Los templos son, en casi todas las culturas, un mundo aparte. Forman parte del mundo visible, pero reproducen, ya sea el empíreo -son la morada de las divinidades-, ya sea el cosmos.
En ocasiones, su planta reproduce el transcurso de algún cuerpo sideral que es la manifestación visible de alguna divinidad.
La orientación de los templos antiguos ha dado lugar a especulaciones a menudo esotéricas -y gratuitas. Sin embargo, los templos suelen disponerse en función de algunos planetas, estrellas o constelaciones particularmente luminosos: Venus (confundida con las estrellas matutina y vespertina), la estrella polar (o la constelación del Carro, también conocida como la Osa Mayor), las Pléyades, en el Cinturión de Orión, han solido ser los puntos celestiales que han ayudado a ordenar el espacio sagrado, por su fácil localización, o su posición invariable.
Los puntos cardinales también han constituido polos recurrentes: las fachadas o caras de los templos griegos se orientaban según aquéllos; la fachada principal miraba al este, de modo que la luz naciente iluminara la faz de la estatua de culto cuando las puertas del templo eran abiertas: la divinidad entraba en contacto consigo misma; por el contrario, los templos cristianos, que también se han dispuesto según los puntos cardinales, miran al oeste, a fin que la luz matutina, que entra por las vidrieras del coro, iluminara la cara de los fieles cuando se desplazaban por la nave central en dirección al altar.
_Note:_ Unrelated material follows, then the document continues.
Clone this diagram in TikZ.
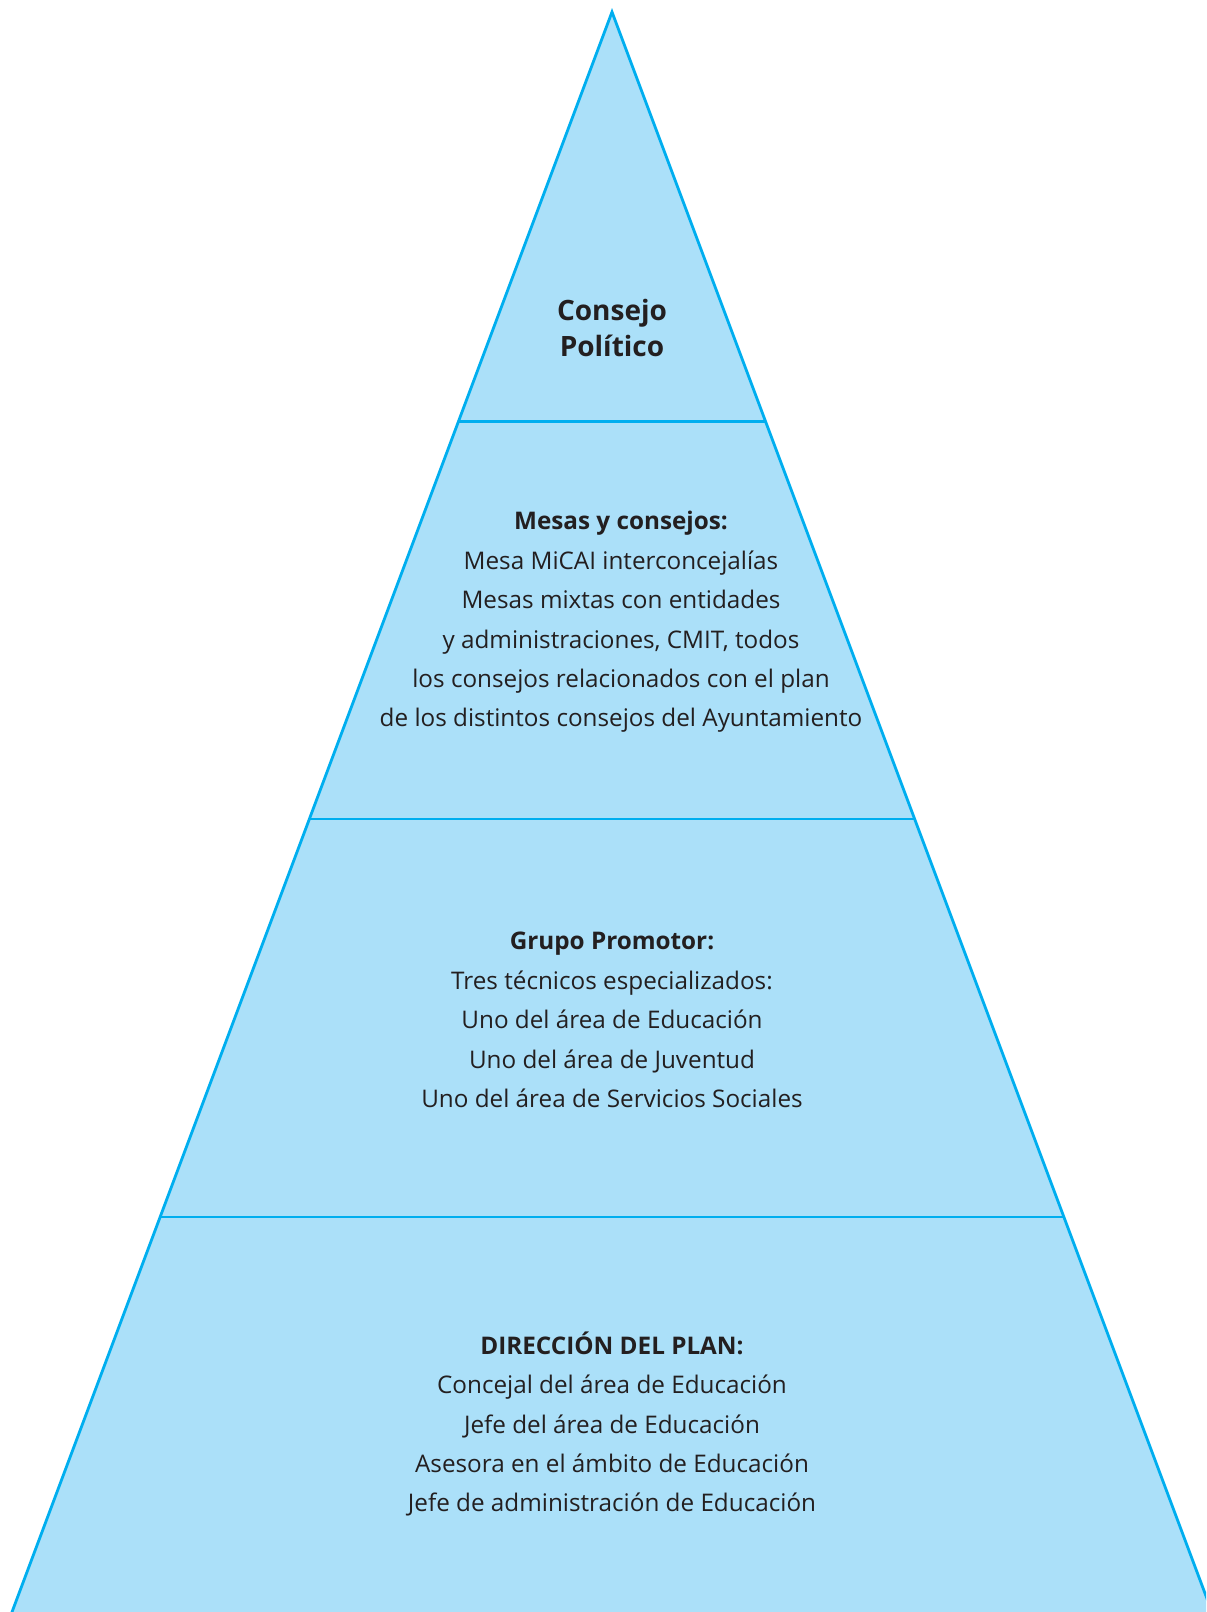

El templo cristiano es la morada del hombre, mientras que el templo pagano acoge a la divinidad, y el ser humano -salvo reyes y sacerdotes- tiene vetada la entrada.
El templo mesopotámico también atendía a los puntos cardinales. Sin embargo, presenta una diferencia esencial con el griego -o el cristiano-. Lo que mira a los puntos cardinales no son las fachadas, sino las esquinas.
Así como el templo griego se subordina a los puntos cardinales y, por tanto, el templo se inserta en el cosmos, del que puede ser una réplica, el templo mesopotámico apunta a aquéllos: los señala, los destaca. Las esquinas son como puntos de flecha que indican los puntos cardinales: los hacen visibles, los crean. El templo entonces no se amolda al cosmos: lo instituye.
En efecto, el cosmos mesopotámico es rectangular o cuadrado. Presenta cuatro esquinas. La bóveda celestial es de planta cuadrada y se apoya sobre cuatro columnas. El espacio, por tanto, necesita cuatro puntos para organizarse. Éstos son marcados, y fundados, por el templo. El templo no es (una imagen) del cosmos, sino el origen de éste.
El templo sumerio es comparado con una red tendida en el territorio. Los males, los que piensan mal, los que quieren el mal son apresados por esta arma, una tela perfectamente urdida que mantiene a salvo el espacio y le impide caer o regresar al caos originario. Sin el templo, pues, el mundo -organizado- no existiría. Aquél es el mecanismo que lo determina, lo organiza y lo preserva. La relación entre el cosmos y el templo se invierte: lo primero es el templo; solo entonces el cosmos puede concebirse y existir.